EXERCISE DIRECTIONS: Could you copy exactly the lines from the start of the records through the one containing "-1.66, -0.68, -0.34]", both included, and leave out the pictures?

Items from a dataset

⁂

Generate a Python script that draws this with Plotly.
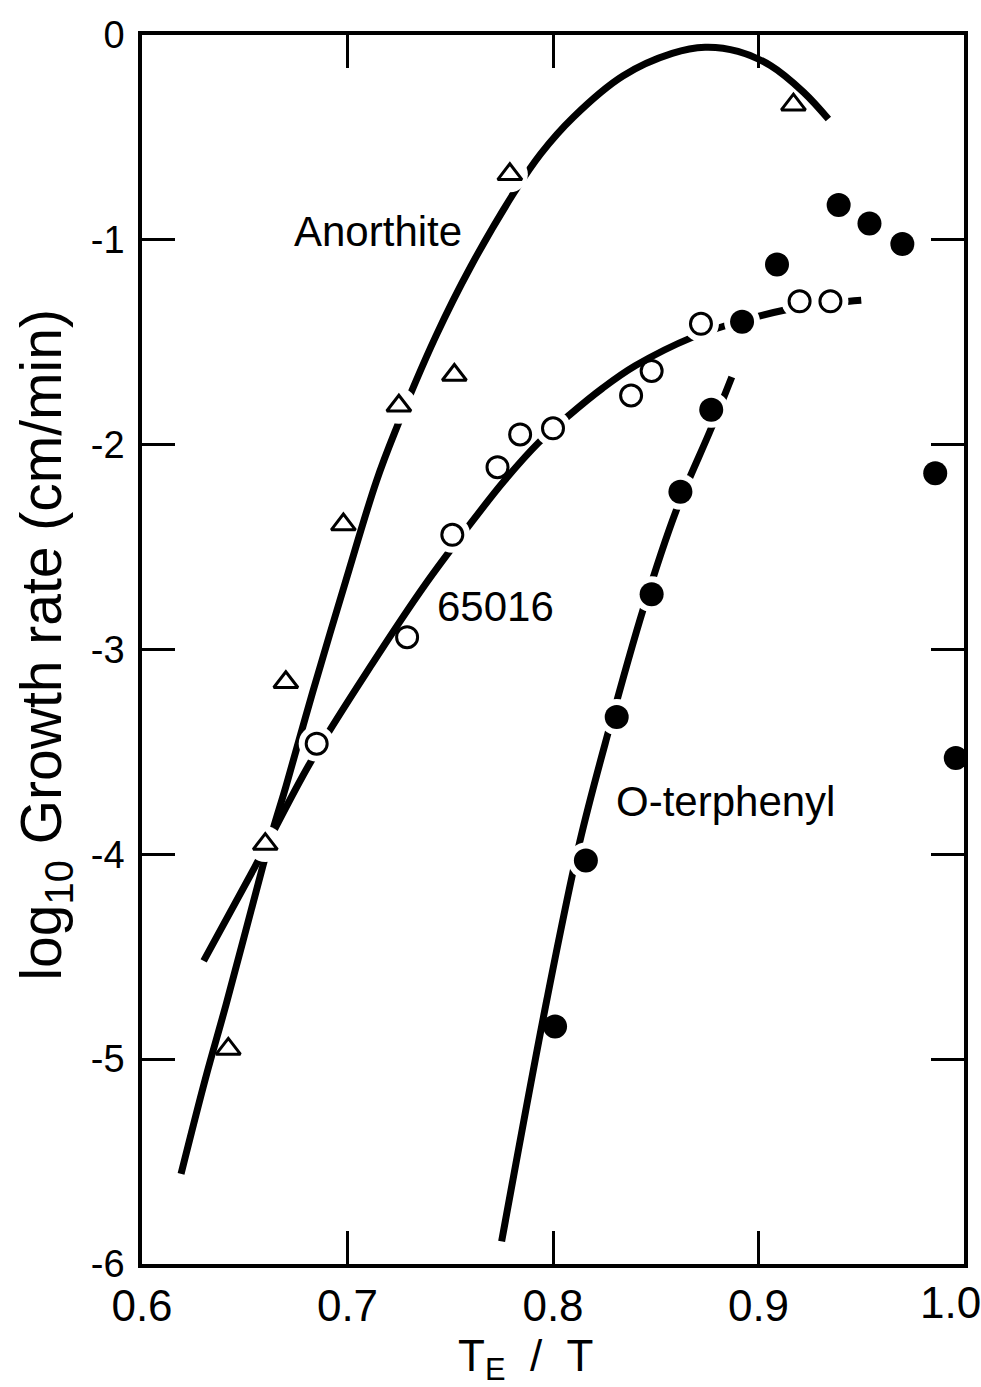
import plotly.graph_objects as go

# --- measured growth rates: log10 (cm/min) versus reduced temperature T_E/T ---
anorthite_x = [0.642, 0.660, 0.670, 0.698, 0.725, 0.752, 0.779, 0.917]
anorthite_y = [-4.95, -3.95, -3.16, -2.39, -1.81, -1.66, -0.68, -0.34]

glass_65016_x = [0.685, 0.729, 0.751, 0.773, 0.784, 0.800, 0.838, 0.848, 0.872, 0.920, 0.935]
glass_65016_y = [-3.46, -2.94, -2.44, -2.11, -1.95, -1.92, -1.76, -1.64, -1.41, -1.30, -1.30]

oterphenyl_x = [0.801, 0.816, 0.831, 0.848, 0.862, 0.877, 0.892, 0.909, 0.939, 0.954, 0.970, 0.986, 0.996]
oterphenyl_y = [-4.84, -4.03, -3.33, -2.73, -2.23, -1.83, -1.40, -1.12, -0.83, -0.92, -1.02, -2.14, -3.53]

# --- smooth trend curves drawn through each data set ---
anorthite_curve_x = [0.619, 0.631, 0.641, 0.659, 0.664, 0.670, 0.683, 0.699, 0.714, 0.723, 0.743,
                     0.760, 0.781, 0.794, 0.810, 0.834, 0.858, 0.874, 0.890, 0.906, 0.922, 0.934]
anorthite_curve_y = [-5.56, -5.09, -4.73, -4.05, -3.87, -3.67, -3.21, -2.67, -2.18, -1.94, -1.47,
                     -1.13, -0.77, -0.58, -0.40, -0.20, -0.09, -0.06, -0.08, -0.15, -0.28, -0.41]

glass_65016_curve_x = [0.630, 0.655, 0.682, 0.712, 0.738, 0.758, 0.776, 0.793, 0.808, 0.824,
                       0.840, 0.868, 0.892, 0.914, 0.929, 0.950]
glass_65016_curve_y = [-4.52, -4.06, -3.55, -3.07, -2.68, -2.41, -2.18, -1.99, -1.855, -1.725,
                       -1.615, -1.475, -1.395, -1.34, -1.315, -1.295]

oterphenyl_curve_x = [0.775, 0.797, 0.813, 0.827, 0.844, 0.860, 0.877, 0.887]
oterphenyl_curve_y = [-5.89, -4.71, -3.94, -3.40, -2.80, -2.32, -1.92, -1.67]

# points that sit on their curve; the curve is broken around them
anorthite_on_curve = [1, 4, 6]
glass_65016_on_curve = [0, 2, 5, 8, 9, 10]
oterphenyl_on_curve = [1, 2, 3, 4, 5, 6]

x_ticks = [0.6, 0.7, 0.8, 0.9, 1.0]
x_tick_text = ["0.6", "0.7", "0.8", "0.9", ""]
x_end_label = "1.0"
y_ticks = [0, -1, -2, -3, -4, -5, -6]
y_tick_text = ["0", "-1", "-2", "-3", "-4", "-5", "-6"]

FONT = "Liberation Sans, Arial, sans-serif"
INK = "black"

fig = go.Figure()

# trend curves
for cx, cy in [(anorthite_curve_x, anorthite_curve_y),
               (glass_65016_curve_x, glass_65016_curve_y),
               (oterphenyl_curve_x, oterphenyl_curve_y)]:
    fig.add_trace(go.Scatter(x=cx, y=cy, mode="lines",
                             line=dict(color=INK, width=7, shape="spline", smoothing=1.0),
                             hoverinfo="skip", showlegend=False, cliponaxis=False))

# white gaps in the curves around the points lying on them
halo_x, halo_y = [], []
for xs, ys, idx in [(anorthite_x, anorthite_y, anorthite_on_curve),
                    (glass_65016_x, glass_65016_y, glass_65016_on_curve),
                    (oterphenyl_x, oterphenyl_y, oterphenyl_on_curve)]:
    halo_x += [xs[i] for i in idx]
    halo_y += [ys[i] for i in idx]
fig.add_trace(go.Scatter(x=halo_x, y=halo_y, mode="markers",
                         marker=dict(symbol="circle", size=36, color="white", line=dict(width=0)),
                         hoverinfo="skip", showlegend=False, cliponaxis=False))

# data points
fig.add_trace(go.Scatter(x=anorthite_x, y=anorthite_y, mode="markers", name="Anorthite",
                         marker=dict(symbol="triangle-up-open", size=21, color=INK,
                                     line=dict(width=3, color=INK)),
                         showlegend=False, cliponaxis=False))
fig.add_trace(go.Scatter(x=glass_65016_x, y=glass_65016_y, mode="markers", name="65016",
                         marker=dict(symbol="circle-open", size=21, color=INK,
                                     line=dict(width=3, color=INK)),
                         showlegend=False, cliponaxis=False))
fig.add_trace(go.Scatter(x=oterphenyl_x, y=oterphenyl_y, mode="markers", name="O-terphenyl",
                         marker=dict(symbol="circle", size=24, color=INK, line=dict(width=0)),
                         showlegend=False, cliponaxis=False))

# curve labels
labels = [("Anorthite", 0.715, -0.96), ("65016", 0.772, -2.79), ("O-terphenyl", 0.884, -3.74)]
for text, lx, ly in labels:
    fig.add_annotation(x=lx, y=ly, xref="x", yref="y", text=text, showarrow=False,
                       xanchor="center", yanchor="middle",
                       font=dict(family=FONT, size=42, color=INK))

# last x tick label, kept inside the page edge
fig.add_annotation(x=1.0, y=0, xref="x", yref="paper", text=x_end_label, showarrow=False,
                   xanchor="center", yanchor="top", xshift=-14, yshift=-12,
                   font=dict(family=FONT, size=44, color=INK))

# axis titles
fig.add_annotation(x=-0.118, y=0.504, xref="paper", yref="paper",
                   text="log<sub>10</sub> Growth rate (cm/min)", showarrow=False,
                   textangle=-90, xanchor="center", yanchor="middle",
                   font=dict(family=FONT, size=57, color=INK))
fig.add_annotation(x=0.466, y=-0.077, xref="paper", yref="paper",
                   text="T<sub>E</sub>&nbsp;&nbsp;/&nbsp;&nbsp;T", showarrow=False,
                   xanchor="center", yanchor="middle",
                   font=dict(family=FONT, size=44, color=INK))

axis_common = dict(showgrid=False, zeroline=False, showline=True, linecolor=INK, linewidth=3.5,
                   mirror="allticks", ticks="inside", ticklen=33, tickwidth=2.5, tickcolor=INK)

fig.update_xaxes(range=[0.6, 1.0], tickvals=x_ticks, ticktext=x_tick_text,
                 tickfont=dict(family=FONT, size=44, color=INK), ticklabelstandoff=0,
                 **axis_common)
fig.update_yaxes(range=[-6, 0], tickvals=y_ticks, ticktext=y_tick_text,
                 tickfont=dict(family=FONT, size=38, color=INK), ticklabelstandoff=6,
                 **axis_common)

fig.update_layout(width=981, height=1387, autosize=False,
                  margin=dict(l=142, r=17, t=35, b=123),
                  paper_bgcolor="white", plot_bgcolor="white",
                  font=dict(family=FONT, color=INK))

fig.write_html("out.html")
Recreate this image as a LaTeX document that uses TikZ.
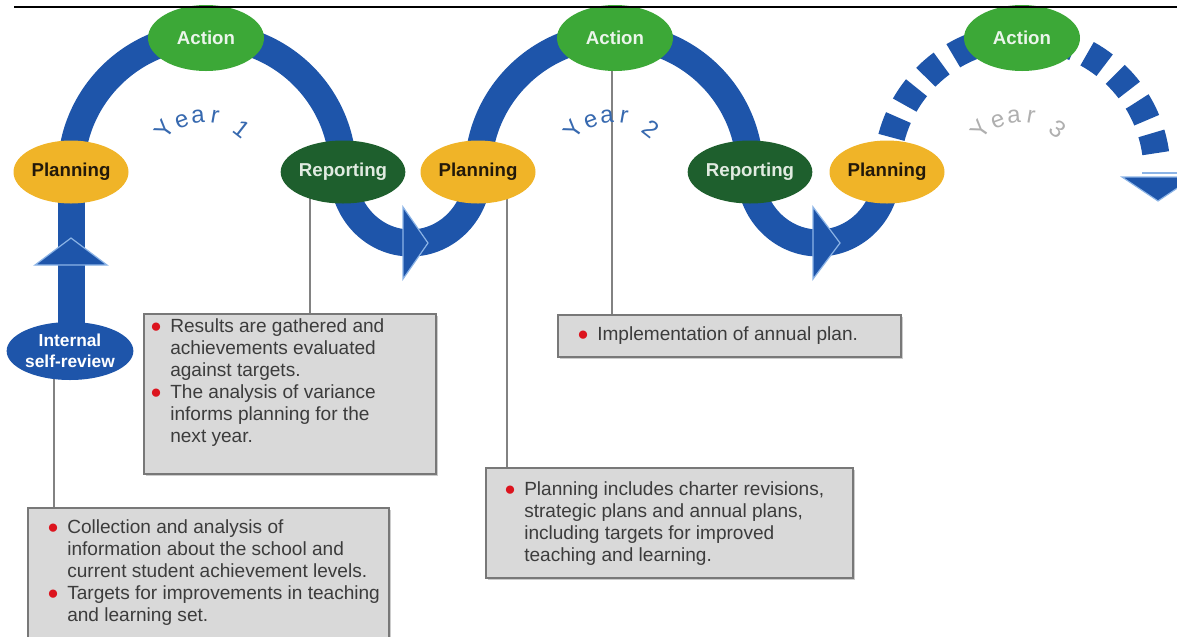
\documentclass[tikz,border=0pt]{standalone}
\usepackage{fontspec}
\setmainfont{Liberation Sans}
\usetikzlibrary{shapes.geometric,calc,shadows}
\definecolor{bandblue}{RGB}{30,85,170}
\definecolor{lightblue}{RGB}{140,180,230}
\definecolor{actgreen}{RGB}{60,168,55}
\definecolor{acttext}{RGB}{235,245,235}
\definecolor{plangold}{RGB}{240,180,40}
\definecolor{plantext}{RGB}{35,25,10}
\definecolor{repgreen}{RGB}{30,95,45}
\definecolor{reptext}{RGB}{225,235,225}
\definecolor{boxfill}{RGB}{217,217,217}
\definecolor{boxline}{RGB}{120,120,120}
\definecolor{conncol}{RGB}{130,130,130}
\definecolor{bulred}{RGB}{220,20,30}
\definecolor{yearblue}{RGB}{55,105,175}
\definecolor{yeargray}{RGB}{175,175,175}
\definecolor{boxtextcol}{RGB}{60,60,60}
\newcommand{\bl}{\makebox[15pt][l]{\textcolor{bulred}{●}}}
\newcommand{\ind}{\hspace*{15pt}}
\begin{document}
\begin{tikzpicture}[x=0.75pt,y=-0.75pt,
  band/.style={draw=bandblue, line width=20.25pt},
  dashband/.style={band, dash pattern=on 15.75pt off 10.5pt},
  oval/.style={ellipse, inner sep=0pt, font=\fontsize{14}{16}\selectfont\bfseries},
  actnode/.style={oval, fill=actgreen, text=acttext, minimum width=87pt, minimum height=49.5pt},
  plannode/.style={oval, fill=plangold, text=plantext, minimum width=86.25pt, minimum height=47.25pt},
  repnode/.style={oval, fill=repgreen, text=reptext, minimum width=86.25pt, minimum height=47.25pt},
  isrnode/.style={oval, fill=bandblue, text=white, minimum width=82.5pt, minimum height=43.5pt, align=center, font=\fontsize{13}{15.75}\selectfont\bfseries},
  infobox/.style={draw=boxline, fill=boxfill, line width=1.2pt, inner sep=0pt, anchor=north west,
    drop shadow={shadow xshift=1.5pt, shadow yshift=-1.5pt, fill=black, opacity=0.2}},
  boxtext/.style={anchor=north west, inner sep=0pt, align=left, text=boxtextcol, font=\fontsize{14.3}{16.5}\selectfont},
  conn/.style={draw=conncol, line width=1.5pt},
  yr/.style={inner sep=0pt, font=\fontsize{18}{18}\selectfont},
  arrowhd/.style={fill=bandblue, draw=lightblue, line width=0.9pt, line join=miter}
]
\useasboundingbox (0,0) rectangle (1177,636);
\clip (0,0) rectangle (1177,636);

% ellipse positions
\coordinate (p1) at (71,172);
\coordinate (p2) at (478,172);
\coordinate (p3) at (887,172);
\coordinate (r1) at (343,172);
\coordinate (r2) at (750,172);
\coordinate (is) at (70,351);

% bands
\draw[band] (p1) arc[start angle=180, end angle=360, radius=136];
\draw[band] (p2) arc[start angle=180, end angle=360, radius=136];
\draw[band] (r1) arc[start angle=180, end angle=0, x radius=67.5, y radius=71];
\draw[band] (r2) arc[start angle=180, end angle=0, x radius=68.5, y radius=71];
\draw[band] (p1) -- (p1 |- is);
\draw[dashband] (p3) arc[start angle=180, end angle=352, radius=135];

% arrowheads
\draw[arrowhd] (35,265) -- (71,238) -- (107,265) -- cycle;
\draw[arrowhd] (403,207) -- (428,243) -- (403,279) -- cycle;
\draw[arrowhd] (813,207) -- (840,243) -- (813,279) -- cycle;
\draw[arrowhd] (1122,177) -- (1158,201) -- (1194,177) -- cycle;
\draw[lightblue, line width=1.2pt] (1142,173) -- (1177,173);

% boxes
\node[infobox, minimum width=270.75pt, minimum height=120pt] (box1) at (27,507) {};
\node[infobox, minimum width=219pt, minimum height=120pt] (box2) at (143,313) {};
\node[infobox, minimum width=257.25pt, minimum height=31.5pt] (box3) at (557,314) {};
\node[infobox, minimum width=275.25pt, minimum height=82.5pt] (box4) at (485,467) {};

% connectors
\draw[conn] ($(is)+(-16,0)$) coordinate (c1) -- (c1 |- box1.north);
\draw[conn] ($(r1)+(-33,0)$) coordinate (c2) -- (c2 |- box2.north);
\draw[conn] (612,38) coordinate (c3) -- (c3 |- box3.north);
\draw[conn] ($(p2)+(29,0)$) coordinate (c4) -- (c4 |- box4.north);

% year labels
\foreach \cx/\col/\d in {206/yearblue/1,615/yearblue/2,1022/yeargray/3}{
  \node[yr, text=\col, rotate=55] (yr\d-a) at (\cx-42,129) {Y};
  \node[yr, text=\col, rotate=20] (yr\d-b) at (\cx-24,121) {e};
  \node[yr, text=\col, rotate=5] (yr\d-c) at (\cx-8,117) {a};
  \node[yr, text=\col, rotate=-10] (yr\d-d) at (\cx+9,117) {r};
  \node[yr, text=\col, rotate=-38] (yr\d-e) at (\cx+36,129) {\d};
}

% ellipses
\node[actnode] (act1) at (206,38) {Action};
\node[actnode] (act2) at (615,38) {Action};
\node[actnode] (act3) at (1022,38) {Action};
\node[plannode] (plan1) at (p1) {Planning};
\node[plannode] (plan2) at (p2) {Planning};
\node[plannode] (plan3) at (p3) {Planning};
\node[repnode] (rep1) at (r1) {Reporting};
\node[repnode] (rep2) at (r2) {Reporting};
\node[isrnode] (isr) at (is) {Internal\\self-review};

% box texts
\node[boxtext] (box1t) at ($(box1.north west)+(20,12)$) {\bl Collection and analysis of\\
\ind information about the school and\\
\ind current student achievement levels.\\
\bl Targets for improvements in teaching\\
\ind and learning set.};
\node[boxtext] (box2t) at ($(box2.north west)+(7,5)$) {\bl Results are gathered and\\
\ind achievements evaluated\\
\ind against targets.\\
\bl The analysis of variance\\
\ind informs planning for the\\
\ind next year.};
\node[boxtext] (box3t) at ($(box3.north west)+(20,12)$) {\bl Implementation of annual plan.};
\node[boxtext] (box4t) at ($(box4.north west)+(19,14)$) {\bl Planning includes charter revisions,\\
\ind strategic plans and annual plans,\\
\ind including targets for improved\\
\ind teaching and learning.};

% top rule
\draw[black, line width=1.5pt] (14,6.5) -- (1177,6.5);
\end{tikzpicture}
\end{document}
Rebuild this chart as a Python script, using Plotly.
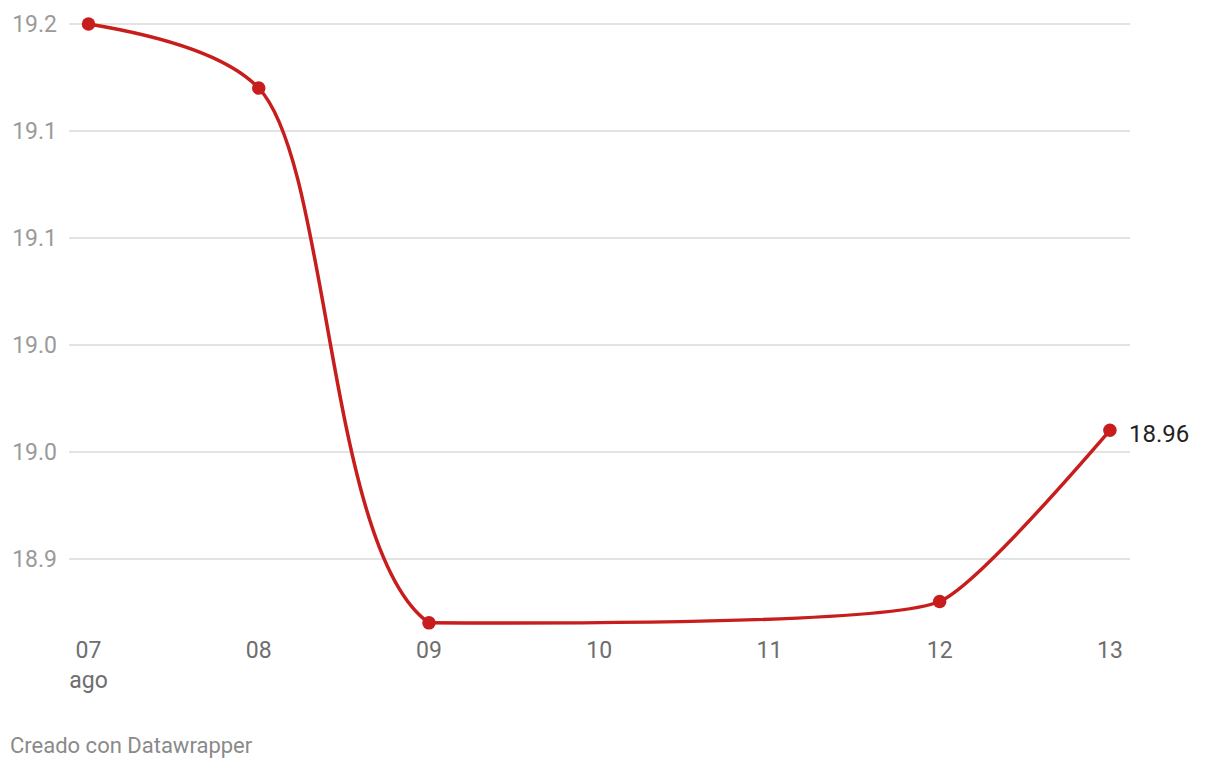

⁂

ANSWER:
Generate a Python script that draws this with Plotly.
import plotly.graph_objects as go

# --- measured growth rates: log10 (cm/min) versus reduced temperature T_E/T ---
anorthite_x = [0.642, 0.660, 0.670, 0.698, 0.725, 0.752, 0.779, 0.917]
anorthite_y = [-4.95, -3.95, -3.16, -2.39, -1.81, -1.66, -0.68, -0.34]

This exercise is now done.